▶ Aim: Data follows below. Repeat exactly the lines between the line holding "Generate a Python" and the line holding "import matplotlib.pyplot as plt", inclusive, and nothing more; drop pictures.

▶ Task input:
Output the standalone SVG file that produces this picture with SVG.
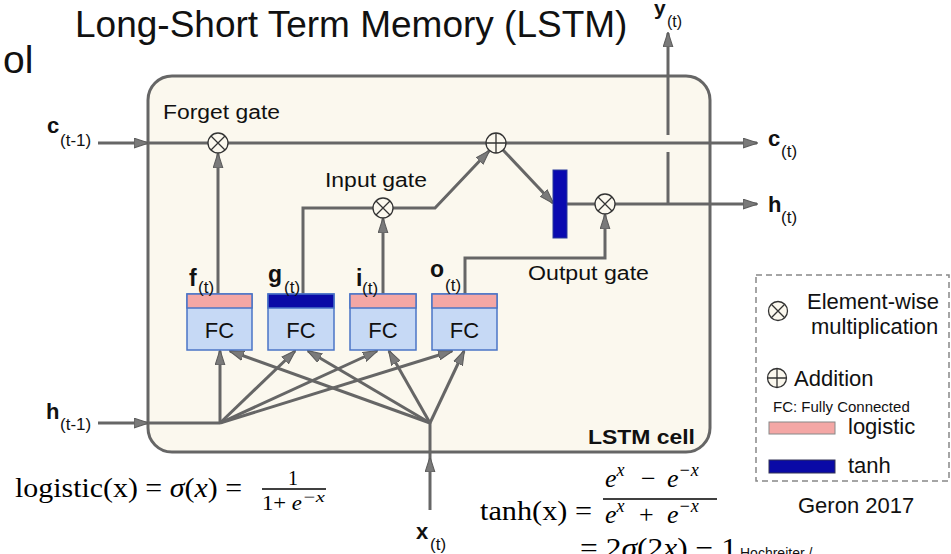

==

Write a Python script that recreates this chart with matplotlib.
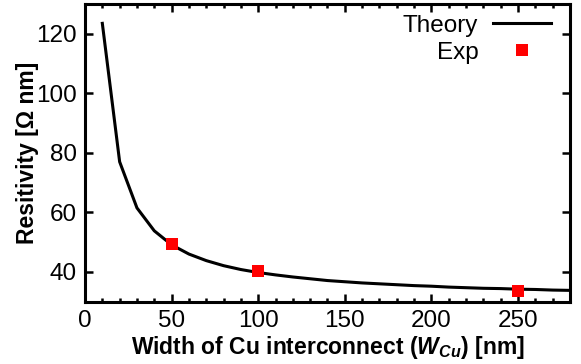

==

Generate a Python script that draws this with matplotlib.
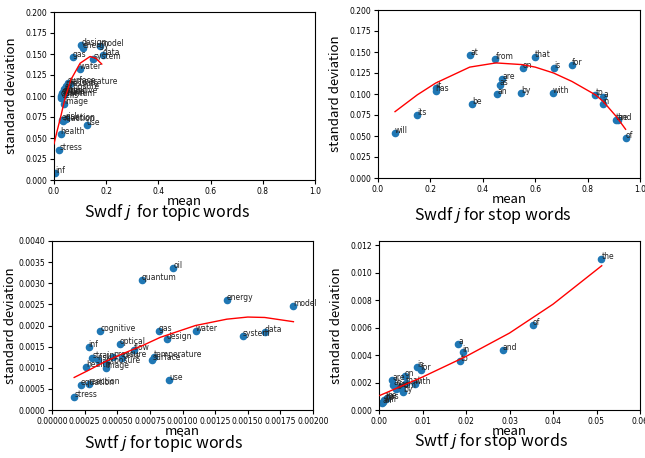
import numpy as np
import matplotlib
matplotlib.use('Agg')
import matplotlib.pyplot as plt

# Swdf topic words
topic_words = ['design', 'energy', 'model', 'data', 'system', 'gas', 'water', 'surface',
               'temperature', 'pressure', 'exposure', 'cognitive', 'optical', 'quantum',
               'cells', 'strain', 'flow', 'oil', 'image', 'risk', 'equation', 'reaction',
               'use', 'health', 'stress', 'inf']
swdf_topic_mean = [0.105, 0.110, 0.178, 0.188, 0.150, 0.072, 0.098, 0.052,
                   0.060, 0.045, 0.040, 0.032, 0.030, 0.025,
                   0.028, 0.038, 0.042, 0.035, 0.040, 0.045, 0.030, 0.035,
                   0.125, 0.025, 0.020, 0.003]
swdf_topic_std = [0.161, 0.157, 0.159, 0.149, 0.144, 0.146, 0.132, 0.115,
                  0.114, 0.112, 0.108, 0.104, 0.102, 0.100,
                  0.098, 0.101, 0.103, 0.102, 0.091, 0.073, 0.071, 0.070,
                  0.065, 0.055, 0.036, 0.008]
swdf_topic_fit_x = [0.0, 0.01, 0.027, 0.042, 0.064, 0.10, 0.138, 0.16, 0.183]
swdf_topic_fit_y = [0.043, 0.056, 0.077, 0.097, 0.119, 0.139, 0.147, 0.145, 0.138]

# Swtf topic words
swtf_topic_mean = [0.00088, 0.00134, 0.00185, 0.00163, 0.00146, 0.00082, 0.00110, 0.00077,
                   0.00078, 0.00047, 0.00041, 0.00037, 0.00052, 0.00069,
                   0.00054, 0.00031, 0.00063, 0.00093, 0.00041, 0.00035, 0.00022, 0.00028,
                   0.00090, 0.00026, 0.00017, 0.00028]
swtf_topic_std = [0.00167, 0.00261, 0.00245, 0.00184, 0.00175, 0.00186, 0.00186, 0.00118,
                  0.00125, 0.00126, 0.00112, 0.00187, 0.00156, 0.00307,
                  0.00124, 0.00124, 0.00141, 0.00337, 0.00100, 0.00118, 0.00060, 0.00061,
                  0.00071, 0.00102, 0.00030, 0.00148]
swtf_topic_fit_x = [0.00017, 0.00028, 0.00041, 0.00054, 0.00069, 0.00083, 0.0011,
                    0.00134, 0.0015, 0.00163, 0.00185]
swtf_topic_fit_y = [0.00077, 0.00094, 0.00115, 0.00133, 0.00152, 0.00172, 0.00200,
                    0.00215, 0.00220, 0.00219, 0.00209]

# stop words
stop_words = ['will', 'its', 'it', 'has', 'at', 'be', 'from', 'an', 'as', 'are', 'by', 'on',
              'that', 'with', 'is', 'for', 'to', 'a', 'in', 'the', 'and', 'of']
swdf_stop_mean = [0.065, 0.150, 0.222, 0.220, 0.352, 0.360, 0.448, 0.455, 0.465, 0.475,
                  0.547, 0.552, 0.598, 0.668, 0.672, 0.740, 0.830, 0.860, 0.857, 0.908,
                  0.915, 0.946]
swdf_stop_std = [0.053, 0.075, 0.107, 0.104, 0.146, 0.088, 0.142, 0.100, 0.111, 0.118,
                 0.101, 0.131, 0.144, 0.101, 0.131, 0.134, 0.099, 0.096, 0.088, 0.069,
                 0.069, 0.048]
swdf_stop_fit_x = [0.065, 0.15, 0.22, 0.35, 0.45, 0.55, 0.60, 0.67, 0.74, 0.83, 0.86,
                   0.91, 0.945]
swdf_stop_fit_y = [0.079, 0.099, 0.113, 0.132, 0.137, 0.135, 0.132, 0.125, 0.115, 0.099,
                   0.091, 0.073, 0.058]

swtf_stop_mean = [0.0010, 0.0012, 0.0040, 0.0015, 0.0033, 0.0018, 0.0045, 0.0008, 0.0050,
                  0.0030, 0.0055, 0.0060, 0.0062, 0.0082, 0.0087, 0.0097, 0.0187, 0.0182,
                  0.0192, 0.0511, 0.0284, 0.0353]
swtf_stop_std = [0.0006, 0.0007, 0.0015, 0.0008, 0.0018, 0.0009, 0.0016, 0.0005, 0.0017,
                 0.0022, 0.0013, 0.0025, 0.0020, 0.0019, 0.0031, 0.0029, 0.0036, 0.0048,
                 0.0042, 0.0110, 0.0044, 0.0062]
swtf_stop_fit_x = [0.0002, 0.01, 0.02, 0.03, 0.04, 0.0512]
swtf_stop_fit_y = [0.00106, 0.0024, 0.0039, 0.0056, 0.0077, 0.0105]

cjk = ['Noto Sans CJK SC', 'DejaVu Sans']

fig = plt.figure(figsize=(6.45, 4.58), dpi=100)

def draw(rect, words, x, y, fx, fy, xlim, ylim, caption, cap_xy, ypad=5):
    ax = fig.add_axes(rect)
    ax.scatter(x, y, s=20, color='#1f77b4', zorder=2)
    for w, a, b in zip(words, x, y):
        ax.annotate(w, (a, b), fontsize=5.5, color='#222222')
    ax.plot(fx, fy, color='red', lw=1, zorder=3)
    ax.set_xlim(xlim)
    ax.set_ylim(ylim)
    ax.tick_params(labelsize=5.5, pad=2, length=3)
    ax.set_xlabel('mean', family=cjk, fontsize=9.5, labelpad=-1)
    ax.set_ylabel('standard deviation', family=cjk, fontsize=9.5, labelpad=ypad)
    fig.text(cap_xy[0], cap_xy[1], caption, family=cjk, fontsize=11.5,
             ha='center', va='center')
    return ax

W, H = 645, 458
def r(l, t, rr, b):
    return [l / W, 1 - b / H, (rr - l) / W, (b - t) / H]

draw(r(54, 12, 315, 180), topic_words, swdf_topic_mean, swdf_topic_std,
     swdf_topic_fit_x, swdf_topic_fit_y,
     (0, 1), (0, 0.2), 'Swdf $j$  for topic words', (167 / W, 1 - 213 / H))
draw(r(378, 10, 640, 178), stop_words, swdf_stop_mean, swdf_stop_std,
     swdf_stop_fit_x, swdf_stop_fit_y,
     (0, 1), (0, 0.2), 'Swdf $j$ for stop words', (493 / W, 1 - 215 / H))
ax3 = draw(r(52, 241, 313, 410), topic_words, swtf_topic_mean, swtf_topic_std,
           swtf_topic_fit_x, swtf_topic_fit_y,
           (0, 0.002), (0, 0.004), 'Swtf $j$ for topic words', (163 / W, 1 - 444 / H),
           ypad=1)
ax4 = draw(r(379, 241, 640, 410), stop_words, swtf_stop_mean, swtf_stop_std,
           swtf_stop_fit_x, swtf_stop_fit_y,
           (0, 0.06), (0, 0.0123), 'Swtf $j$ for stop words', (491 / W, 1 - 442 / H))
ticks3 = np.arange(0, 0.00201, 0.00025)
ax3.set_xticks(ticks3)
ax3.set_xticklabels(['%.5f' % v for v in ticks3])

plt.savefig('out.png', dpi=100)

▶ Right answer:
Generate a Python script that draws this with matplotlib.
import numpy as np
import matplotlib
matplotlib.use('Agg')
import matplotlib.pyplot as plt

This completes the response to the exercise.